Leigh Ferrara, a California-based yoga teacher and Yoga Journal contributor, agrees that Camel requires you to move carefully as you work with the limitations of your body and mind. “Backbending is a journey into the nervous system and all of the emotions our nerves and sense organs can trigger—from fear to elation,” says Ferrara. For some people, arching the back can trigger fear of falling. To counter that sensation physically, press forward with your hips to counter the backward motion. But also breathe and focus your mind on trusting your body to hold you up.
As you stretch your spine, it’s pivotal to note the difference between muscular and emotional intensity—and to be sure you’re challenging your body in a way that feels safe and empowering.
Camel Pose basics
Pose type: Backbend
Target areas: Core
Why we love it: “After a long day hunched over my laptop, I come into Camel to stretch the front of my body and counter the effects of slouching,” says Tracy Middleton, Yoga Journal‘s brand director. “But that’s not the only release: The pose is also like an emotional valve, because it opens the heart chakra, which is associated with love and compassion. I also tend to curl my toes under in the pose. Not only does this make reaching my heels more accessible, but it’s also a great way to practice toe squat—a posture I struggle with.”

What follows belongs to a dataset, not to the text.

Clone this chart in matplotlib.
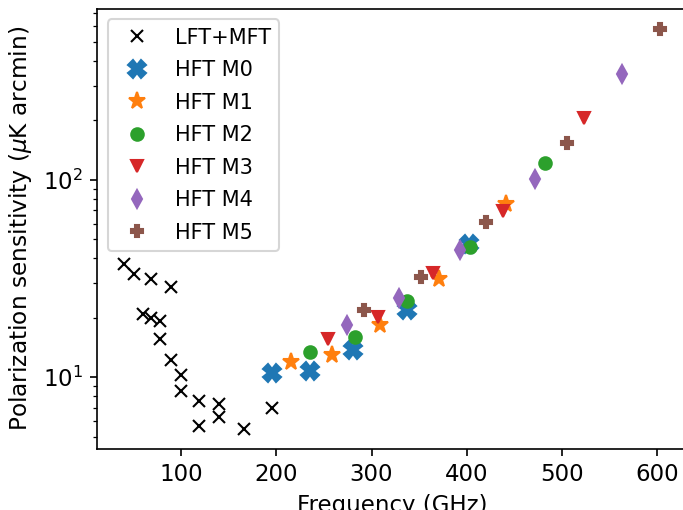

Camel Pose can help build confidence and empowerment. It improves your posture and counteracts the effects of prolonged sitting, slouching, and kyphosis (abnormal curvature of the spine). It may also help relieve back pain. Camel Pose stretches your abdomen, chest, shoulders, the front of your hips (hip flexors), and the front of your thighs (quadriceps). It also strengthens your back muscles, the back of your thighs (hamstrings), and buttocks (glutes).
Camel Pose step-by-step instructions
- Come to your knees, with your legs hip-width apart. Keep your hips over your knees and squeeze your thighs toward each other.
- Inhale, engage your lower belly, and reach your tailbone toward your knees, creating space between your lower vertebrae.
- On another inhalation, lift your sternum and draw your elbows back, toward each other behind you. Allow your rib cage to expand.
- Keep your chest raised, your core engaged, your spine long, your chin tucked and your shoulders back as you drop your hands toward your heels.
- Press the heels of your hands into the heels of your feet, draping the fingers over the soles. Keep lifting through your sternum. (If you don’t have the spinal flexibility for full Ustrasana, avoid reaching for your feet; instead, use blocks placed on the outside of each ankle or keep your hands on your hips with your thumbs on your sacrum.)
- Now lift your shoulders to allow the trapezius muscles between the shoulder blades to rise up and cushion your cervical spine. Gently allow the head and neck to extend backward. Gaze at the tip of your nose.
- Stay in this pose for 30 to 60 seconds. To exit, bring your chin to your chest and your hands to your hips with your thumbs on your sacrum. Engage your lower belly and use your hands to support your lower back as you come slowly back up to your knees.
Avoid crunching the lower back: Don’t squeeze the buttocks or pooch the belly out. Make sure the knees are no wider than hip-width apart.
- Advise your students to open their chests and lift their rib cages up, curling gently into the backbend—but not to worry about whether or not their hands can reach for their feet. A backbend doesn’t require contortions to be effective.
- Tell students to engage their quads in order to keep their thighs at a right angle at their knees on the floor. It’s common to feel their thigh bones move forward so they should focus on activating the muscles to resist this tendency.
- Remind students to point the tailbone toward the floor before leaning back, and then to slightly, gently push the pelvis forward.
Variation: Camel Pose with hands on sacrum
Bring your hands to your low back with your fingers facing downward and your elbows pointing back. Gently arch your back into a backbend. Lift your chin slightly, and press your chest forward and up. Stay for several deep breaths.